DevOps (2009–Present) emerged from the recognition that Agile development practices often ended at the handoff to operations. The goal of DevOps is to integrate development and operations through automation, continuous integration/continuous deployment (CI/CD) pipelines, monitoring, and a culture of shared responsibility. It extends Agile's iterative philosophy into deployment and infrastructure management, treating operations as part of the same feedback loop that drives feature development. DevOps also borrows from Lean's emphasis on flow and reducing waste, but its distinctive contribution is to break down the organizational wall between building software and running it. Today, Agile, Lean, and DevOps are often blended: teams use Agile practices for development, Lean principles for process improvement, and DevOps tooling to automate the delivery pipeline.
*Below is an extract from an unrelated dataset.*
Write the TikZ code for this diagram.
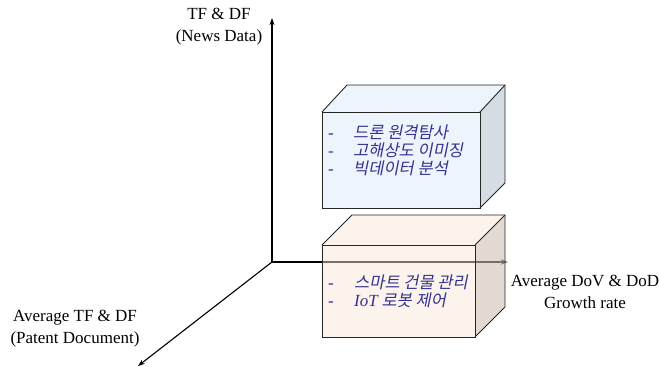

Yet they differ in scope—Agile focuses on team-level iteration, Lean on value-stream efficiency, and DevOps on lifecycle integration—and their assumptions can conflict, for example when Lean's "decide as late as possible" meets DevOps's drive for continuous deployment.
Today's leading frameworks—Agile, Lean, DevOps—agree on several fundamentals: software development is too uncertain to fully plan upfront, feedback cycles must be short, people and collaboration matter more than rigid processes, and working software is the primary measure of progress. They disagree, however, on what to optimize. Agile optimizes team responsiveness; Lean optimizes flow efficiency; DevOps optimizes end-to-end delivery speed. These differences lead to practical tensions: an Agile team might resist Lean's emphasis on seeing the whole if it means extra overhead, while a DevOps-focused organization may prioritize automation over face-to-face communication. These are not settled debates but active areas of practice and research.
The subfield has also developed tools for analyzing process models themselves. Process modeling creates formal or semi-formal representations of development activities, enabling comparison and improvement. Meta-process modeling goes a step further, defining languages and frameworks for describing process models—effectively modeling how we model processes. These analytical perspectives help practitioners understand why one model works in a given context and another fails, and they support the engineering of hybrid processes that combine elements from multiple frameworks.
The history of software process models reveals a shift from linear control (Waterfall, V-Model) toward iterative risk management (Spiral), systematized iteration (RUP), and ultimately adaptive, value-driven pipelines (Agile, Lean, DevOps). No single model has disappeared entirely: Waterfall still appears in low-risk, well-understood projects; the V-Model remains standard in safety-critical systems; Spiral's risk-driven cycles survive embedded in modern risk-management practices; and RUP lives on as an influence in enterprise frameworks. The dominant consensus today is pluralistic: teams are expected to pick and combine practices from across the timeline, guided by the principles that earlier frameworks taught us—that planning must be revisable, verification must be continuous, and the process itself must evolve with the product.